Missouri—Joy Engelby is the new director of information systems for the Missouri House of Representatives. As director she oversees an 18-person staff who provide a full array of services to legislators ranging from helpdesk support to in-house application development. Prior to her tenure as director, which began in January of this year, Engelby served for 12 years as the application development supervisor for the House. In that role she led her team to successfully develop applications that modernized and streamlined the committee process, replaced the antiquated legislative drafting program with a specifically-tailored application that better meets the needs of bill drafters and members and made key contributions to the creation of a new House website that provides vastly improved access to vital information on House proceedings.

North Dakota—Kyle Forster, IT manager at the North Dakota Legislative Council retired early in 2022 after more than a decade serving the legislature. Though he came to the legislature after more than 27 years in the executive branch, there were many projects to tackle. The legislative IT office needed to accomplish several big projects including providing and supporting laptops on member desks, rewriting bill drafting software, migrating the North Dakota Century Code into open office and providing livestreaming from the chambers.

During the pandemic, they realized the next legislative session might need to be able to go completely online. But that meant working on audio visual systems to allow remote testimony and public participation via Zoom webinar. They applied for funds through the Cares Act to fund the video upgrades required. Kyle told us he was most proud of his department’s work when they added any products that made the systems better or easier for members, staff and the public. He said customer service and earning the trust of the legislators and staff was the most important thing about the job. Kyle served on the NALIT Executive Committee from 2015-2019 including a term as chair from 2017-18. In addition, he served on multiple panels and advised his peers in other states about budget issues and security awareness.

North Dakota—Cody Malloy became the new Information Technology Manager at North Dakota Legislative Council in January 2022. He has served the North Dakota legislature for over 11 years. Cody served on the 2022 NALIT Program Planning Committee and was instrumental in finding the keynote speakers for the professional development seminar.

Washington—Mike Norris, Cybersecurity Administrator for the Legislative Service Center, has moved into the private sector this year. Mike has served NALIT as a member of the executive committee and appeared on panels on topics related to cybersecurity.
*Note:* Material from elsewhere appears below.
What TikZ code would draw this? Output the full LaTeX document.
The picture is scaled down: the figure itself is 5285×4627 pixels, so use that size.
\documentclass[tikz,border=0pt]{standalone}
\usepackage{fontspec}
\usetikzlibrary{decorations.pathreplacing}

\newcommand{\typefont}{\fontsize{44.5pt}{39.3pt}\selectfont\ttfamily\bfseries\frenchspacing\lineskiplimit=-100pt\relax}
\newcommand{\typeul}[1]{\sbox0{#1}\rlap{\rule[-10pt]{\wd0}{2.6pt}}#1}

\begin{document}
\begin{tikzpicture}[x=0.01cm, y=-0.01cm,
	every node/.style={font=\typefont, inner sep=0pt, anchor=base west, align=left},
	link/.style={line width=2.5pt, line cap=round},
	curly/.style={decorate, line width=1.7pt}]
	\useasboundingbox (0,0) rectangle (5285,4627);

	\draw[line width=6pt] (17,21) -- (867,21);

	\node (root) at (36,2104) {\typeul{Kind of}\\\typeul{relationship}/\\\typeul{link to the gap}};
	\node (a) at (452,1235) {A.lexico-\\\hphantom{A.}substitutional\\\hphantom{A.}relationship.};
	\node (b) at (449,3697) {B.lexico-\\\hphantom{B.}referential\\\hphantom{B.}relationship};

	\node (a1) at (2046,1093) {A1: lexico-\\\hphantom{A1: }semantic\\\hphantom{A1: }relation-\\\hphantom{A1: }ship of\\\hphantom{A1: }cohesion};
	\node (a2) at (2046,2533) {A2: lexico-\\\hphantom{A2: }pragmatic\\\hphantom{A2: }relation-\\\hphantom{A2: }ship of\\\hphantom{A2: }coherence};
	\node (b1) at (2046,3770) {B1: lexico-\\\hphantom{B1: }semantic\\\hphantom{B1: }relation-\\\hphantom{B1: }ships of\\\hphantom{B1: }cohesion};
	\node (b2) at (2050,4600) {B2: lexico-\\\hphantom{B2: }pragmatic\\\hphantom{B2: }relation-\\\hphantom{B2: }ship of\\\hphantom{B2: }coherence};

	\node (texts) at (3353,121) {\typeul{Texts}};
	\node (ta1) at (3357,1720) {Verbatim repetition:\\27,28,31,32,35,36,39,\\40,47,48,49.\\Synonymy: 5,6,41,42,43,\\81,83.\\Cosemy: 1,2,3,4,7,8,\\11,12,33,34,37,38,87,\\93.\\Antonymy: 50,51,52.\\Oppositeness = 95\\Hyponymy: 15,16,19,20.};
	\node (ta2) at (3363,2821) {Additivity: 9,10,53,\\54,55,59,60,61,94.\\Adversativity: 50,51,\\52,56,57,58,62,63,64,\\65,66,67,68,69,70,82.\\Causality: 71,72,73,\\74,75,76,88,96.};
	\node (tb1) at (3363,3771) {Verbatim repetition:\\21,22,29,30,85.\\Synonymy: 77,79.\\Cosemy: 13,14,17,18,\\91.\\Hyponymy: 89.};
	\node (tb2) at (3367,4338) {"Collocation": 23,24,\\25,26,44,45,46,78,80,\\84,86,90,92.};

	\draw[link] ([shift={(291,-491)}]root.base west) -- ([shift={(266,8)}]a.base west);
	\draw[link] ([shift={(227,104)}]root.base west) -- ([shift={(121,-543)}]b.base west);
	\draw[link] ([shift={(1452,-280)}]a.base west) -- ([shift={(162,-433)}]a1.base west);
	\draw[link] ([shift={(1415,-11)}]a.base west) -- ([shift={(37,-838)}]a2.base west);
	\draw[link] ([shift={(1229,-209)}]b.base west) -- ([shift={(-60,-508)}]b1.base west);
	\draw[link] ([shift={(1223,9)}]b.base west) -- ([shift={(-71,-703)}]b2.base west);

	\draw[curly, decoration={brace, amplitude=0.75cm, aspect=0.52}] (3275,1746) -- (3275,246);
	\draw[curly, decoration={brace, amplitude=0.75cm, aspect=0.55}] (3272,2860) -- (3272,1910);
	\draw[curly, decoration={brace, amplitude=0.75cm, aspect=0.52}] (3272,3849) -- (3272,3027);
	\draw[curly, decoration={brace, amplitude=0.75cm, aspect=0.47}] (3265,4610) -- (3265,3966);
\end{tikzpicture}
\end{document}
NALIT 2023 Professional Development Seminar

Oct. 2-6 – Austin, Texas

The NALIT 2023 Professional Development Seminar brings together state legislative IT professionals who are interested in advancing the effectiveness and efficiency of state legislatures through technology. The 2023 seminar provides a combination of educational sessions, legislative application showcases, tours and briefings, best practices, a vendors’ reception and networking opportunities.

Learn More and Register

Pilot NALIT Legislative Exchange Program

The new pilot NALIT Legislative Exchange Program (NLEP) provides an excellent professional development opportunity for legislative IT staffers. Selected participants will spend a few days with another legislature’s information technology office to learn about IT operations in another state.
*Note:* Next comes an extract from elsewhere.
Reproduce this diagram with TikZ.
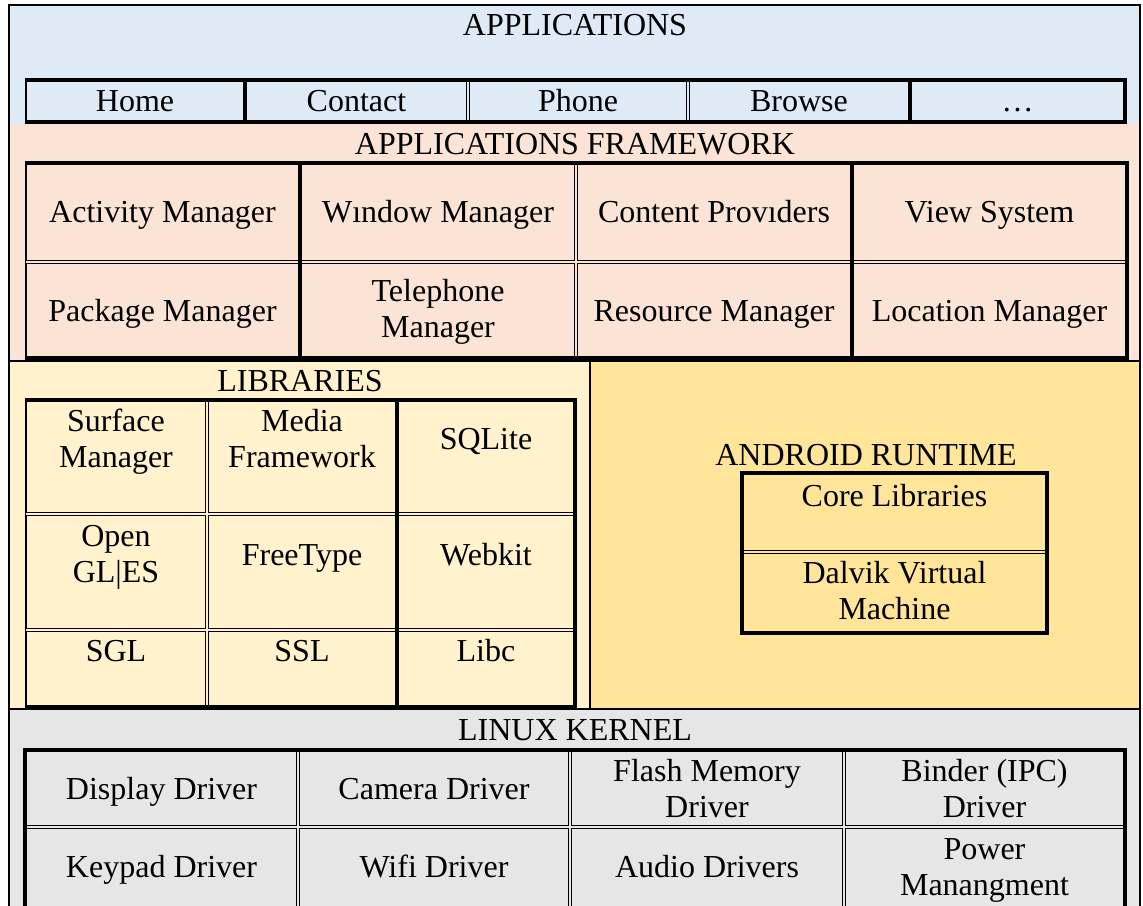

The goal of the exchange program is to familiarize participants with all aspects of their host legislature’s IT operations with an emphasis on their job specialization. In addition to offering hands-on training, the exchange facilitates sharing of ideas and innovations between state legislatures, with the host office and exchange participants learning from each other.

We are seeking to compile a list of legislative IT offices willing to host a participant in 2023. The NLEP application process will soon open for legislative IT professionals to participate in this unique program. We are on an accelerated timeline this year as NALIT was just awarded a grant to offer stipends to the 2023 participants.

Please watch for emails regarding the NLEP and help NALIT create a robust exchange program.